Description: An open format is a type of file that is publicly documented and available for anyone to use, modify, and distribute without restrictions. These formats are essential in the realm of databases and Big Data, as they allow interoperability between different systems and applications. Unlike proprietary formats, which are controlled by a specific company or entity, open formats promote transparency and accessibility. This means that anyone can access the format’s specification and create tools or applications that utilize it. The main characteristics of open formats include clear documentation, the absence of usage restrictions, and the ability to be implemented by multiple developers. In the context of data management and data analysis, open formats are crucial for data exchange between platforms and for ensuring that information can be used over the long term, regardless of changes in technology or the companies that develop it. This not only fosters innovation but also helps avoid the problem of ‘vendor lock-in’, where users become trapped in a closed ecosystem dependent on a single provider.
History: The concept of open format began to gain relevance in the 1990s when the need for interoperability between different systems became evident. With the rise of the Internet and data exchange, efforts were made to standardize formats that could be used by multiple platforms. An important milestone was the creation of the Open Document Format (ODF) in 2005, which aimed to provide an open standard for office documents. Since then, many other open formats have been developed and adopted in various areas, including databases and Big Data.

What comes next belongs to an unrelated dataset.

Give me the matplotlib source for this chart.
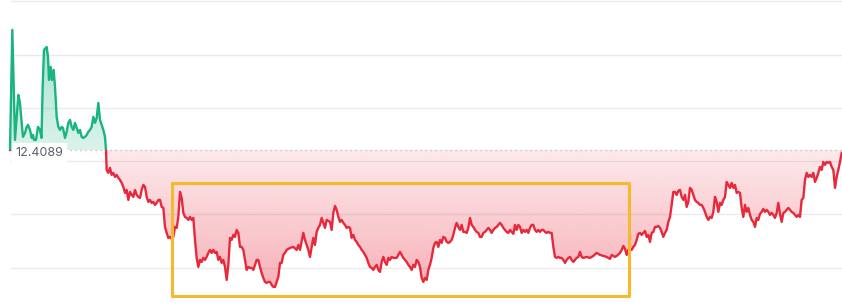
import numpy as np
import matplotlib
matplotlib.use("Agg")
import matplotlib.pyplot as plt
from matplotlib.colors import to_rgb
from matplotlib.patches import Rectangle

# --- data: intraday price, minutes since the open ---
open_price = 12.4089

minutes = ([0, 1.4, 3, 5, 6, 7, 7.8, 9, 10, 10.8, 12, 13, 13.8, 14.4, 15.6, 16.8, 18, 18.9,
            19.6, 20.4, 22, 22.8, 23.4, 24.4, 25.2, 26.2, 27, 28, 29, 30, 31, 31.8]
           + list(range(33, 58)) + [57.6]
           + list(range(58, 167)) + [168, 170, 172, 173, 174] + list(range(176, 191)) + [192]
           + list(range(193, 231)) + list(range(232, 237)) + list(range(238, 345))
           + [346, 348, 350, 352, 354, 356, 358] + list(range(360, 365)) + list(range(366, 500)))

prices = [
    # first hour, above the open
    12.4089, 12.529, 12.419, 12.464, 12.456, 12.436, 12.422, 12.426, 12.432, 12.434,
    12.429, 12.421, 12.424, 12.419, 12.419, 12.432, 12.429, 12.421, 12.472, 12.509,
    12.512, 12.502, 12.479, 12.492, 12.479, 12.489, 12.472, 12.442, 12.432, 12.429,
    12.432, 12.431, 12.421, 12.427, 12.436, 12.439, 12.432, 12.429, 12.436, 12.431,
    12.426, 12.429, 12.422, 12.421, 12.422, 12.424, 12.427, 12.429, 12.432, 12.442,
    12.436, 12.441, 12.456, 12.439, 12.434, 12.429, 12.422, 12.4089,
    # 58 - 166
    12.389, 12.386, 12.391, 12.384, 12.386, 12.382, 12.384, 12.381, 12.379, 12.376,
    12.372, 12.366, 12.369, 12.359, 12.367, 12.364, 12.362, 12.369, 12.364, 12.362,
    12.361, 12.369, 12.374, 12.372, 12.362, 12.357, 12.359, 12.356, 12.357, 12.354,
    12.356, 12.359, 12.359, 12.352, 12.351, 12.332, 12.326, 12.321, 12.322, 12.320,
    12.322, 12.332, 12.331, 12.342, 12.367, 12.361, 12.346, 12.342, 12.341, 12.339,
    12.342, 12.339, 12.341, 12.319, 12.301, 12.292, 12.299, 12.297, 12.301, 12.299,
    12.302, 12.306, 12.309, 12.306, 12.309, 12.306, 12.307, 12.299, 12.302, 12.296,
    12.299, 12.292, 12.279, 12.294, 12.321, 12.319, 12.324, 12.322, 12.329, 12.326,
    12.312, 12.312, 12.309, 12.299, 12.289, 12.292, 12.291, 12.291, 12.289, 12.294,
    12.299, 12.299, 12.292, 12.286, 12.281, 12.277, 12.276, 12.277, 12.277, 12.274,
    12.272, 12.272, 12.277, 12.282, 12.296, 12.296, 12.304, 12.306, 12.309,
    # 168 - 192
    12.311, 12.312, 12.309, 12.314, 12.309, 12.326, 12.319, 12.314, 12.309, 12.302,
    12.312, 12.321, 12.314, 12.327, 12.331, 12.334, 12.341, 12.336, 12.331, 12.339,
    12.337,
    # 193 - 230
    12.329, 12.346, 12.353, 12.349, 12.342, 12.337, 12.339, 12.336, 12.334, 12.331,
    12.332, 12.331, 12.321, 12.324, 12.319, 12.317, 12.314, 12.312, 12.309, 12.307,
    12.304, 12.301, 12.296, 12.292, 12.291, 12.289, 12.292, 12.294, 12.289, 12.287,
    12.297, 12.302, 12.297, 12.294, 12.301, 12.299, 12.302, 12.301,
    # 232 - 236
    12.301, 12.304, 12.307, 12.304, 12.301,
    # 238 - 344
    12.297,
    12.294, 12.292, 12.289, 12.294, 12.292, 12.299, 12.297, 12.292, 12.281, 12.277,
    12.281, 12.279, 12.289, 12.294, 12.301, 12.311, 12.316, 12.317, 12.312, 12.319,
    12.316, 12.322, 12.321, 12.317, 12.316, 12.317, 12.319, 12.324, 12.331, 12.336,
    12.332, 12.329, 12.334, 12.327, 12.327, 12.326, 12.331, 12.341, 12.334, 12.332,
    12.329, 12.327, 12.326, 12.322, 12.322, 12.326, 12.327, 12.329, 12.331, 12.329,
    12.326, 12.329, 12.331, 12.332, 12.334, 12.336, 12.334, 12.331, 12.329, 12.327,
    12.326, 12.329, 12.327, 12.325,
    12.334, 12.329, 12.334, 12.332, 12.326, 12.329, 12.327, 12.329, 12.326, 12.331,
    12.334, 12.334, 12.329, 12.327, 12.329, 12.327, 12.329, 12.329, 12.327, 12.326,
    12.327, 12.326, 12.326, 12.312, 12.302, 12.301, 12.302, 12.301, 12.301, 12.299,
    12.296, 12.299, 12.301, 12.302, 12.299, 12.297, 12.299, 12.301, 12.302, 12.307,
    12.302, 12.301,
    # 346 - 358
    12.302, 12.301, 12.303, 12.306, 12.304, 12.303, 12.302,
    # 360 - 364
    12.300, 12.304, 12.303, 12.302, 12.303,
    # 366 - 499
    12.306,
    12.309, 12.313, 12.310, 12.304, 12.309, 12.310, 12.309, 12.312, 12.314, 12.319,
    12.325, 12.326, 12.324, 12.326, 12.328, 12.322, 12.324, 12.317, 12.326, 12.327,
    12.332, 12.332, 12.333, 12.331, 12.327, 12.322, 12.326, 12.329, 12.337, 12.342,
    12.354, 12.367, 12.367, 12.364, 12.368, 12.369, 12.362, 12.359, 12.364, 12.352,
    12.357, 12.371, 12.369, 12.364, 12.359, 12.357, 12.356, 12.354, 12.354, 12.351,
    12.347, 12.342, 12.339, 12.342, 12.341, 12.347, 12.362, 12.357, 12.347, 12.356,
    12.354, 12.359, 12.362, 12.377, 12.374, 12.371, 12.376, 12.371, 12.374, 12.366,
    12.367, 12.366, 12.351, 12.342, 12.354, 12.347, 12.351, 12.344, 12.339, 12.337,
    12.332, 12.341, 12.339, 12.345, 12.347, 12.350, 12.347, 12.349, 12.347, 12.344,
    12.346, 12.344, 12.341, 12.346, 12.356, 12.345, 12.337, 12.346, 12.347, 12.349,
    12.351, 12.349, 12.347, 12.346, 12.344, 12.342, 12.344, 12.342, 12.359, 12.361,
    12.379, 12.386, 12.382, 12.384, 12.382, 12.386, 12.377, 12.381, 12.386, 12.392,
    12.389, 12.397, 12.394, 12.397, 12.396, 12.397, 12.392, 12.389, 12.371, 12.382,
    12.389, 12.397, 12.406,
]

grid_levels = [12.2909, 12.3449, 12.3979, 12.4509, 12.5039, 12.5579]

# highlighted consolidation window
box_start, box_end = 97.2, 371.4
box_low, box_high = 12.2629, 12.3759

# --- styling ---
GREEN = "#19b47f"
RED = "#e8283b"
BOX = "#f6b92b"
x_lo, x_hi = -6, 499.2
y_lo, y_hi = 12.2519, 12.5589

minutes = np.array(minutes, dtype=float)
prices = np.array(prices)

fig = plt.figure(figsize=(8.42, 3.07), dpi=100)
ax = fig.add_axes([0, 0, 1, 1])
ax.set_axis_off()

# grid
ax.hlines(grid_levels, 0, x_hi, colors="#ebebeb", lw=1.0, zorder=0)

# area between price and the open, gradient shaded
area = ax.fill_between(minutes, prices, open_price, color="none", lw=0)
area_path = area.get_paths()[0]


def gradient(color, y0, y1, a0, a1):
    g = np.zeros((256, 1, 4))
    g[..., :3] = to_rgb(color)
    g[:, 0, 3] = np.linspace(a0, a1, 256)
    im = ax.imshow(g, extent=[x_lo, x_hi, y0, y1], origin="lower",
                   aspect="auto", zorder=1, interpolation="bilinear")
    im.set_clip_path(area_path, ax.transData)


gradient(GREEN, open_price, prices.max(), 0.16, 0.40)
gradient(RED, prices.min(), open_price, 0.36, 0.10)

# price line: green above the open, red below
for color, lo, hi in [(GREEN, open_price, y_hi), (RED, y_lo, open_price)]:
    ln, = ax.plot(minutes, prices, color=color, lw=1.7, zorder=3,
                  solid_joinstyle="round")
    ln.set_clip_path(Rectangle((x_lo, lo), x_hi - x_lo, hi - lo, transform=ax.transData))

# open price reference
ax.hlines(open_price, 0, x_hi, colors="#d3a9ae", linestyles=(0, (1, 3)), lw=0.9, zorder=2)
ax.text(3.4, open_price - 0.003, "12.4089", fontsize=9, family="Inter", color="#59616d",
        va="center", ha="left", zorder=5,
        bbox=dict(facecolor="white", edgecolor="none", boxstyle="square,pad=0.3"))

# highlight box
ax.add_patch(Rectangle((box_start, box_low), box_end - box_start, box_high - box_low,
                       fill=False, edgecolor=BOX, lw=2.2, joinstyle="round", zorder=4))

ax.set_xlim(x_lo, x_hi)
ax.set_ylim(y_lo, y_hi)

fig.savefig("out.png", dpi=100, facecolor="white")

Uses: Open formats are used in a variety of applications, especially in the field of data science and analytics. They allow researchers and analysts to share data without worrying about the restrictions of proprietary software. Additionally, they facilitate collaboration between different teams and organizations, as anyone can access and use the data without the need for costly licenses. They are also crucial for long-term data preservation, as their open nature ensures that information can be read and used in the future, regardless of technological changes.
Examples: Examples of open formats in the field of databases and Big Data include CSV (Comma-Separated Values), JSON (JavaScript Object Notation), and XML (eXtensible Markup Language). These formats are widely used for data exchange between different systems and applications. For instance, CSV is commonly used for exporting and importing data in spreadsheets and databases, while JSON is popular in web applications for data exchange between various platforms. XML, on the other hand, is used in numerous applications to structure and store data hierarchically.